Scary animals ruin Waterfront

Not quite. But almost.

Incoming from the Two Oceans Aquarium (where we’re going on Saturday) – there’s been an invasion of isopods.

Isopods refer to a group of crustaceans that include terrestrial and aquatic species like woodlice and rock lice. Some isopods eat decaying plant and animal matter, others graze on food particles from the water around them, a few are predators, and some are internal or external parasites.

Also, my dodgy Latin says they all have the same number of feet. Or something.

Nice.

You can go and have a look at the photos of this rather extraordinary “bloom” on the link above. there are an awful lot of them (Isopods, not photos). It’s fascinating, but apparently it does cause some issues for the aquarium:

Much of the water for our exhibits is from the harbour surrounding our building, and we’ve had to shut down our intake pipes. Once all the isopods die off – also as a result of oxygen deprivation – they will sink to the bottom. Then, once oxygen levels go back up (because there are fewer organisms in the water using this oxygen now) the dead isopod bodies will start decomposing like mad. This will cause an ammonia spike in the water, making the water toxic to the animals in our exhibits and so still not suitable for our use. We will be keeping the Aquarium’s life-support system on a closed system until the water quality returns to normal.

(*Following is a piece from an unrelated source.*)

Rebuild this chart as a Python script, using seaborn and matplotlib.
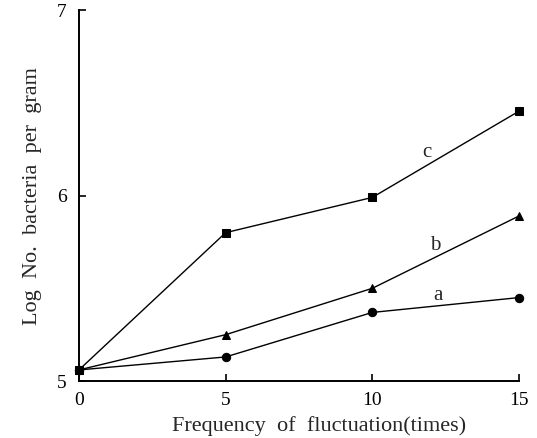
import pandas as pd
import matplotlib.pyplot as plt
import seaborn as sns

# Data
frequency = [0, 5, 10, 15]
curve_a = [5.06, 5.13, 5.37, 5.45]
curve_b = [5.06, 5.25, 5.50, 5.89]
curve_c = [5.06, 5.80, 5.99, 6.455]
curve_names = ["a", "b", "c"]
label_pos = {"a": (12.25, 5.46), "b": (12.15, 5.73), "c": (11.85, 6.23)}

df = pd.DataFrame({
    "freq": frequency * 3,
    "logn": curve_a + curve_b + curve_c,
    "curve": [n for n in curve_names for _ in frequency],
})

sns.set_style("ticks")
plt.rcParams['font.family'] = ['Liberation Serif', 'DejaVu Serif']

fig = plt.figure(figsize=(5.37, 4.38), dpi=100)
ax = fig.add_axes([0.147, 0.130, 0.8195, 0.847])

sns.lineplot(data=df, x="freq", y="logn", style="curve",
             markers={"a": "o", "b": "^", "c": "s"}, dashes=False,
             color="black", linewidth=1.0, markersize=6,
             markeredgecolor="black", legend=False, ax=ax)
for line in ax.lines:
    line.set_clip_on(False)

for name, (lx, ly) in label_pos.items():
    ax.text(lx, ly, name, fontsize=15, ha="center", va="center")

ax.set_xlim(0, 15)
ax.set_ylim(5, 7)
ax.set_xticks([0, 5, 10, 15])
ax.set_yticks([5, 6, 7])
ax.tick_params(direction="in", length=5, width=1.2, labelsize=14, colors="black")
ax.tick_params(axis="x", pad=8)
ax.tick_params(axis="y", pad=9)
for s in ["top", "right"]:
    ax.spines[s].set_visible(False)
for s in ["left", "bottom"]:
    ax.spines[s].set_linewidth(1.4)
    ax.spines[s].set_color("black")
ax.set_xlabel("Frequency  of  fluctuation(times)", fontsize=16)
ax.xaxis.set_label_coords(0.545, -0.095)
ax.set_ylabel("Log  No.  bacteria  per  gram", fontsize=16)
ax.yaxis.set_label_coords(-0.085, 0.50)

fig.savefig("out.png", dpi=100)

I’m not sure how long the aquarium can keep their life-support systems off, but if it’s anything like the Starship Enterprise (spoiler: it’s not), then I don’t think it’s very long at all before the guy in the red shirt suffocates. Hopefully this won’t be the case at the aquarium, because it would be nice to not have to step over dead bodies as we’re having a look round on the weekend.

Aquarium Tour

With the cat away (the cat is mostly in Budapest this week), the mice will head down to the Two Oceans Aquarium and learn about the progress of their new exhibit, before going on an excellent behind the scenes tour.

For a start, the passion of the staff is clearly evident. From the friendly greeting, through to the knowledgeable and infectious enthusiasm of Mike de Maine, the Technical Manager, everyone was keen to educate the visitors and answer any queries. Breakfast was served, my kids ate about seventy-four croissants each and we looked at technical plans and 3D renderings of the new section of the aquarium. Mike – who is project managing the work – showed us photos of the new build and shared some of the difficulties that they have experienced: from the unusually varied rock structure underneath the site through to the metalworkers’ strike, which is threatening to push the opening of the new tank back. We were given some startling numbers about cost, concrete and steelwork (I’ll have to look these up, but suffice to say that they were all very big). Also big are the stats on the new tank, from the huge, single-piece 350mm thick acrylic windows to the 10m long tunnel.

And then curator Michael Farquhar gave us a quick run down of the complex operation coming up when they will have to transfer the fish from the current tank to the new one and the challenges that they face in doing it. One of things I didn’t realise is that the old tanks (the Kelp Tank and the Predator Exhibit) are leaking and need repairs. There will need to be some shifting around of stock in order for these repairs to be done – all while the aquarium remains open and the public enjoy their visit.
Tough ask.

Finally, we headed backstage and had a look at the surprisingly shabby roof areas, including the top of the predator and kelp tanks – complete with penguins chilling out on the roof. Sadly, the light wasn’t great and my camera has gone to Hungary with the cat, so please excuse the photos.

This is the top of the I&J Predator Exhibit:

      
And part of the filter room, “something” in the lab and a kitchen shopping list.

You can see some more of my photos here, and some of Mike’s from the building site here.

All in all, a pretty cool and educational couple of hours, and if you are members at the aquarium (and if you’re in Cape Town and you have kids, you really should be) then get yourself along to the next members breakfast – really interesting stuff, nice people and a great way to spend a Saturday morning.